While speaking with Forbes at E3, Square Enix CEO Yoichi Wada had some very clear goals in terms of incorporating multiplayer gaming into his company's titles. The executive stated that, "In all of the games we will be releasing going forward, some kind of multiplayer element will be incorporated one way or another."
He was quick to clarify that by "multiplayer" he does not necessarily mean "online". While the company is set to release MMORPG Final Fantasy XIV this year, Wada explained that massively multiplayer online experiences will not be the company's sole multiplayer mandate. "What we will encourage [designers] to do is to incorporate some kind of multiplayer element even in single-player games." A good example of this philosphy is Dragon Quest IX, set to release next month. It incorporates a DS-to-DS "tag" mode that encourages social interaction amongst gamers.
To drive home this social element in their games, the company will be bringing in "fresh blood" that knows how to create multiplayer games. Furthermore, all Square Enix employees have been told to "think of the network as the basis of everything". Wada stated that designers that were good at making games ten years ago - before the rise of highly social, online gaming - may not necessarily have a knack for creating compelling multiplayer experiences today.
Wada is also bullish on digital distribution, seeing it as an alternative to selling games in brick-and-mortar stores. He likes the fact that it's a more direct line to customers, and also the way that it lets game companies monetize games in different ways, like separating games into chapters. He gave the example of breaking a $60-$70 Final Fantasy game into $5 chapters as an example, similar to what the company did with their WiiWare title Final Fantasy IV: The After Years.

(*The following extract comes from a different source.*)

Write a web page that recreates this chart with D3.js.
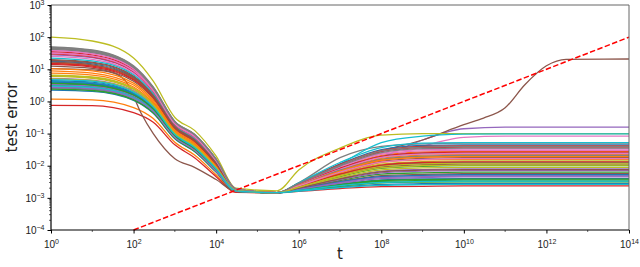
<!DOCTYPE html>
<html>
<head>
<meta charset="utf-8">
<script src="https://d3js.org/d3.v7.min.js"></script>
<style>
  body { margin: 0; background: #fff; }
  svg { font-family: "DejaVu Sans", sans-serif; }
</style>
</head>
<body>
<svg id="chart" width="640" height="267"></svg>
<script>
// time steps shared by the runs
var tSteps = [1, 1e1, 1e2, 3e2, 1e3, 3e3, 1e4, 3e4, 3e5, 1e6, 1e7, 1e8, 1e9, 1e10, 1e11, 1e14];

// log10(test error) per run at tSteps (run 5 is drawn from brownT / brownLog)
var runsLog = [
  [0.55, 0.50, 0.19, -0.25, -1.08, -1.48, -2.14, -2.79, -2.84, -2.65, -2.28, -1.99, -1.92, -1.9, -1.9, -1.9],
  [0.07, 0.05, -0.19, -0.53, -1.27, -1.67, -2.28, -2.82, -2.84, -2.58, -2.07, -1.68, -1.57, -1.55, -1.55, -1.55],
  [0.5, 0.46, 0.15, -0.28, -1.1, -1.5, -2.15, -2.79, -2.84, -2.71, -2.46, -2.26, -2.22, -2.2, -2.2, -2.2],
  [-0.12, -0.13, -0.35, -0.65, -1.35, -1.75, -2.34, -2.83, -2.84, -2.8, -2.71, -2.65, -2.64, -2.63, -2.63, -2.63],
  [1.45, 1.36, 0.91, 0.3, -0.72, -1.12, -1.87, -2.73, -2.84, -2.7, -2.3, -1.75, -1.2, -0.85, -0.8, -0.8],
  null,
  [1.6, 1.5, 1.03, 0.39, -0.66, -1.06, -1.82, -2.72, -2.84, -2.72, -2.35, -1.85, -1.4, -1.12, -1.08, -1.08],
  [1.7, 1.6, 1.11, 0.45, -0.62, -1.02, -1.79, -2.72, -2.84, -2.53, -1.75, -1.4, -1.32, -1.3, -1.3, -1.3],
  [2.0, 1.88, 1.35, 0.63, -0.5, -0.9, -1.7, -2.7, -2.78, -2.13, -1.45, -1.05, -1.0, -1.0, -1.0, -1.0],
  [0.62, 0.57, 0.25, -0.2, -1.05, -1.45, -2.11, -2.78, -2.84, -2.6, -1.95, -1.28, -1.08, -1.02, -1.01, -1.01],
  [1.25, 1.17, 0.75, 0.18, -0.8, -1.2, -1.93, -2.75, -2.84, -2.54, -1.95, -1.5, -1.37, -1.35, -1.35, -1.35],
  [0.95, 0.88, 0.51, -0.01, -0.92, -1.32, -2.02, -2.76, -2.84, -2.6, -2.13, -1.77, -1.67, -1.65, -1.65, -1.65],
  [0.42, 0.38, 0.09, -0.32, -1.13, -1.53, -2.17, -2.79, -2.84, -2.76, -2.61, -2.49, -2.46, -2.45, -2.45, -2.45],
  [1.15, 1.07, 0.67, 0.12, -0.84, -1.24, -1.96, -2.75, -2.84, -2.56, -1.99, -1.56, -1.44, -1.42, -1.42, -1.42],
  [0.4, 0.36, 0.07, -0.34, -1.14, -1.54, -2.18, -2.8, -2.84, -2.69, -2.4, -2.17, -2.12, -2.1, -2.1, -2.1],
  [1.3, 1.22, 0.79, 0.21, -0.78, -1.18, -1.91, -2.74, -2.84, -2.62, -2.19, -1.86, -1.77, -1.75, -1.75, -1.75],
  [1.52, 1.42, 0.97, 0.34, -0.69, -1.09, -1.84, -2.73, -2.84, -2.57, -2.02, -1.62, -1.5, -1.48, -1.48, -1.48],
  [1.66, 1.56, 1.08, 0.42, -0.64, -1.04, -1.8, -2.72, -2.84, -2.59, -2.1, -1.72, -1.62, -1.6, -1.6, -1.6],
  [0.78, 0.72, 0.37, -0.11, -0.99, -1.39, -2.07, -2.77, -2.84, -2.64, -2.25, -1.95, -1.87, -1.85, -1.85, -1.85],
  [0.45, 0.41, 0.11, -0.31, -1.12, -1.52, -2.17, -2.79, -2.84, -2.73, -2.52, -2.35, -2.32, -2.3, -2.3, -2.3],
  [0.35, 0.31, 0.03, -0.37, -1.16, -1.56, -2.2, -2.8, -2.84, -2.78, -2.67, -2.58, -2.56, -2.55, -2.55, -2.55],
  [1.2, 1.12, 0.71, 0.15, -0.82, -1.22, -1.94, -2.75, -2.84, -2.61, -2.16, -1.81, -1.72, -1.7, -1.7, -1.7],
  [0.58, 0.53, 0.21, -0.23, -1.07, -1.47, -2.13, -2.79, -2.84, -2.67, -2.34, -2.08, -2.02, -2.0, -2.0, -2.0],
  [1.55, 1.45, 0.99, 0.36, -0.68, -1.08, -1.84, -2.73, -2.84, -2.55, -1.96, -1.53, -1.4, -1.38, -1.38, -1.38],
  [0.72, 0.66, 0.33, -0.14, -1.01, -1.41, -2.08, -2.78, -2.84, -2.7, -2.43, -2.22, -2.17, -2.15, -2.15, -2.15],
  [1.1, 1.03, 0.63, 0.09, -0.86, -1.26, -1.97, -2.75, -2.84, -2.66, -2.31, -2.04, -1.97, -1.95, -1.95, -1.95],
  [1.4, 1.31, 0.87, 0.27, -0.74, -1.14, -1.88, -2.74, -2.84, -2.58, -2.05, -1.65, -1.54, -1.52, -1.52, -1.52],
  [1.62, 1.52, 1.05, 0.4, -0.65, -1.05, -1.81, -2.72, -2.84, -2.56, -2.01, -1.59, -1.47, -1.45, -1.45, -1.45],
  [0.82, 0.76, 0.41, -0.08, -0.97, -1.37, -2.05, -2.77, -2.84, -2.68, -2.37, -2.13, -2.07, -2.05, -2.05, -2.05],
  [1.35, 1.26, 0.83, 0.24, -0.76, -1.16, -1.9, -2.74, -2.84, -2.53, -1.9, -1.44, -1.3, -1.28, -1.28, -1.28],
  [0.65, 0.6, 0.27, -0.18, -1.04, -1.44, -2.11, -2.78, -2.84, -2.75, -2.58, -2.44, -2.41, -2.4, -2.4, -2.4],
  [1.02, 0.95, 0.57, 0.04, -0.89, -1.29, -1.99, -2.76, -2.84, -2.63, -2.22, -1.9, -1.82, -1.8, -1.8, -1.8],
  [0.38, 0.34, 0.05, -0.35, -1.15, -1.55, -2.19, -2.8, -2.84, -2.77, -2.64, -2.53, -2.51, -2.5, -2.5, -2.5],
  [1.48, 1.39, 0.93, 0.31, -0.71, -1.11, -1.86, -2.73, -2.84, -2.59, -2.08, -1.71, -1.6, -1.58, -1.58, -1.58],
  [0.52, 0.47, 0.17, -0.26, -1.09, -1.49, -2.14, -2.79, -2.84, -2.74, -2.55, -2.4, -2.37, -2.35, -2.35, -2.35],
  [1.28, 1.2, 0.77, 0.19, -0.79, -1.19, -1.92, -2.74, -2.84, -2.72, -2.49, -2.31, -2.27, -2.25, -2.25, -2.25],
  [1.58, 1.48, 1.01, 0.37, -0.67, -1.07, -1.83, -2.73, -2.84, -2.6, -2.11, -1.74, -1.64, -1.62, -1.62, -1.62],
  [1.68, 1.58, 1.09, 0.43, -0.63, -1.03, -1.8, -2.72, -2.84, -2.61, -2.14, -1.8, -1.7, -1.68, -1.68, -1.68],
  [0.7, 0.65, 0.31, -0.16, -1.02, -1.42, -2.09, -2.78, -2.84, -2.66, -2.29, -2.01, -1.94, -1.92, -1.92, -1.92],
  [0.48, 0.44, 0.13, -0.29, -1.11, -1.51, -2.16, -2.79, -2.84, -2.79, -2.68, -2.61, -2.59, -2.58, -2.58, -2.58],
  [0.6, 0.55, 0.23, -0.22, -1.06, -1.46, -2.12, -2.78, -2.84, -2.73, -2.5, -2.34, -2.3, -2.28, -2.28, -2.28],
  [0.88, 0.82, 0.45, -0.05, -0.95, -1.35, -2.04, -2.77, -2.84, -2.62, -2.17, -1.83, -1.74, -1.72, -1.72, -1.72],
  [0.56, 0.51, 0.2, -0.24, -1.08, -1.48, -2.13, -2.79, -2.84, -2.76, -2.59, -2.46, -2.43, -2.42, -2.42, -2.42],
  [1.18, 1.1, 0.69, 0.13, -0.83, -1.23, -1.95, -2.75, -2.84, -2.65, -2.26, -1.98, -1.9, -1.88, -1.88, -1.88],
  [0.44, 0.4, 0.1, -0.31, -1.12, -1.52, -2.17, -2.79, -2.84, -2.74, -2.53, -2.37, -2.34, -2.32, -2.32, -2.32],
  [1.22, 1.14, 0.73, 0.16, -0.81, -1.21, -1.93, -2.75, -2.84, -2.7, -2.41, -2.19, -2.14, -2.12, -2.12, -2.12],
  [1.5, 1.41, 0.95, 0.33, -0.7, -1.1, -1.85, -2.73, -2.84, -2.63, -2.2, -1.89, -1.8, -1.78, -1.78, -1.78],
  [1.64, 1.54, 1.06, 0.41, -0.64, -1.04, -1.81, -2.72, -2.84, -2.55, -1.98, -1.54, -1.42, -1.4, -1.4, -1.4],
  [0.8, 0.74, 0.39, -0.1, -0.98, -1.38, -2.06, -2.77, -2.84, -2.67, -2.32, -2.07, -2.0, -1.98, -1.98, -1.98],
  [0.68, 0.63, 0.29, -0.17, -1.03, -1.43, -2.1, -2.78, -2.84, -2.77, -2.62, -2.52, -2.49, -2.48, -2.48, -2.48]
];

// the one run that blows up late
var brownT = [1, 10, 30, 70, 150, 300, 1e3, 3e3, 1e4, 3e4, 3e5, 1e6, 1e7, 1e8, 1e9, 1e10, 3e10, 1e11, 3e11, 1e12, 3e12, 1e14];
var brownLog = [1.02, 0.98, 0.9, 0.57, -0.35, -1.0, -1.78, -2.05, -2.43, -2.8, -2.84, -2.6, -2.1, -1.55, -1.2, -0.72, -0.52, -0.2, 0.52, 1.11, 1.31, 1.32];

// reference slope line (red dashed)
var refT = [1e2, 1e14];
var refErr = [1e-4, 1e2];

var xTicks = [1e0, 1e2, 1e4, 1e6, 1e8, 1e10, 1e12, 1e14];
var yTicks = [1e-4, 1e-3, 1e-2, 1e-1, 1e0, 1e1, 1e2, 1e3];

var colors = ["#1f77b4", "#ff7f0e", "#2ca02c", "#d62728", "#9467bd",
              "#8c564b", "#e377c2", "#7f7f7f", "#bcbd22", "#17becf"];

var margin = { left: 51, right: 629, top: 5, bottom: 230 };

var svg = d3.select("#chart");

var x = d3.scaleLog().domain([1, 1e14]).range([margin.left, margin.right]);
var y = d3.scaleLog().domain([1e-4, 1e3]).range([margin.bottom, margin.top]);

var series = runsLog.map(function (v, i) {
    if (i === 5) return brownT.map(function (t, j) { return [t, Math.pow(10, brownLog[j])]; });
    return tSteps.map(function (t, j) { return [t, Math.pow(10, v[j])]; });
});

var line = d3.line()
    .x(function (d) { return x(d[0]); })
    .y(function (d) { return y(d[1]); })
    .curve(d3.curveMonotoneX);

var plot = svg.append("g");

plot.selectAll(".run")
    .data(series)
    .enter().append("path")
    .attr("class", "run")
    .attr("d", line)
    .attr("fill", "none")
    .attr("stroke", function (d, i) { return colors[i % 10]; })
    .attr("stroke-width", 1.3);

plot.append("path")
    .datum(refT.map(function (t, i) { return [t, refErr[i]]; }))
    .attr("d", d3.line().x(function (d) { return x(d[0]); }).y(function (d) { return y(d[1]); }))
    .attr("fill", "none")
    .attr("stroke", "#ff0000")
    .attr("stroke-width", 1.5)
    .attr("stroke-dasharray", "5.5,2.4");

// superscript tick labels like 10^-3
function powLabel(sel) {
    sel.each(function (d) {
        var e = Math.round(Math.log10(d));
        var txt = d3.select(this).text(null);
        txt.append("tspan").text("10");
        txt.append("tspan")
            .attr("dy", "-0.5em")
            .attr("font-size", "7px")
            .text(String(e).replace("-", "\u2212"));
    });
}

var xAxis = svg.append("g")
    .attr("transform", "translate(0," + margin.bottom + ")")
    .call(d3.axisBottom(x).tickValues(xTicks).tickSize(3.5).tickPadding(7));
xAxis.select(".domain").remove();
xAxis.selectAll(".tick text").attr("font-size", "10px").attr("fill", "#222").call(powLabel);

// minor ticks
var xMinor = [1e1, 1e3, 1e5, 1e7, 1e9, 1e11, 1e13];
svg.append("g").selectAll("line").data(xMinor).enter().append("line")
    .attr("x1", function (d) { return x(d); }).attr("x2", function (d) { return x(d); })
    .attr("y1", margin.bottom).attr("y2", margin.bottom + 2)
    .attr("stroke", "#000").attr("stroke-width", 0.6);

var yMinor = [];
yTicks.slice(0, -1).forEach(function (d) {
    for (var k = 2; k < 10; k++) yMinor.push(d * k);
});
svg.append("g").selectAll("line").data(yMinor).enter().append("line")
    .attr("x1", margin.left - 2).attr("x2", margin.left)
    .attr("y1", function (d) { return y(d); }).attr("y2", function (d) { return y(d); })
    .attr("stroke", "#000").attr("stroke-width", 0.6);

var yAxis = svg.append("g")
    .attr("transform", "translate(" + margin.left + ",0)")
    .call(d3.axisLeft(y).tickValues(yTicks).tickSize(3.5).tickPadding(3));
yAxis.select(".domain").remove();
yAxis.selectAll(".tick text").attr("font-size", "10px").attr("fill", "#222").call(powLabel);

// spines
svg.append("line").attr("x1", margin.left).attr("x2", margin.right).attr("y1", margin.top).attr("y2", margin.top)
    .attr("stroke", "#666").attr("stroke-width", 1);
svg.append("line").attr("x1", margin.right).attr("x2", margin.right).attr("y1", margin.top).attr("y2", margin.bottom)
    .attr("stroke", "#666").attr("stroke-width", 1);
svg.append("line").attr("x1", margin.left).attr("x2", margin.left).attr("y1", margin.top).attr("y2", margin.bottom)
    .attr("stroke", "#000").attr("stroke-width", 1.2);
svg.append("line").attr("x1", margin.left).attr("x2", margin.right).attr("y1", margin.bottom).attr("y2", margin.bottom)
    .attr("stroke", "#000").attr("stroke-width", 1.2);

svg.append("text")
    .attr("x", (margin.left + margin.right) / 2).attr("y", 259)
    .attr("text-anchor", "middle")
    .attr("font-size", "15px").attr("fill", "#222")
    .text("t");

svg.append("text")
    .attr("transform", "translate(17," + (margin.top + margin.bottom) / 2 + ") rotate(-90)")
    .attr("text-anchor", "middle")
    .attr("font-size", "15px").attr("fill", "#222")
    .text("test error");
</script>
</body>
</html>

The business models of Chinese and Korean companies like Tencent and NCSoft were also high on Wada's list, as they make their money off of high-profit-margin virtual goods that are sold for use in their free-to-play online games. He especially admired Tencent, saying that while their game graphics weren't as polished as Square Enix titles, they are "very polished in terms of the experience".
Wada also expressed a desire to evolve Square Enix beyond being known only as "The House of Final Fantasy". He pointed to "Kane & Lynch 2" and "Front Mission Evolved" as examples of this philosophy.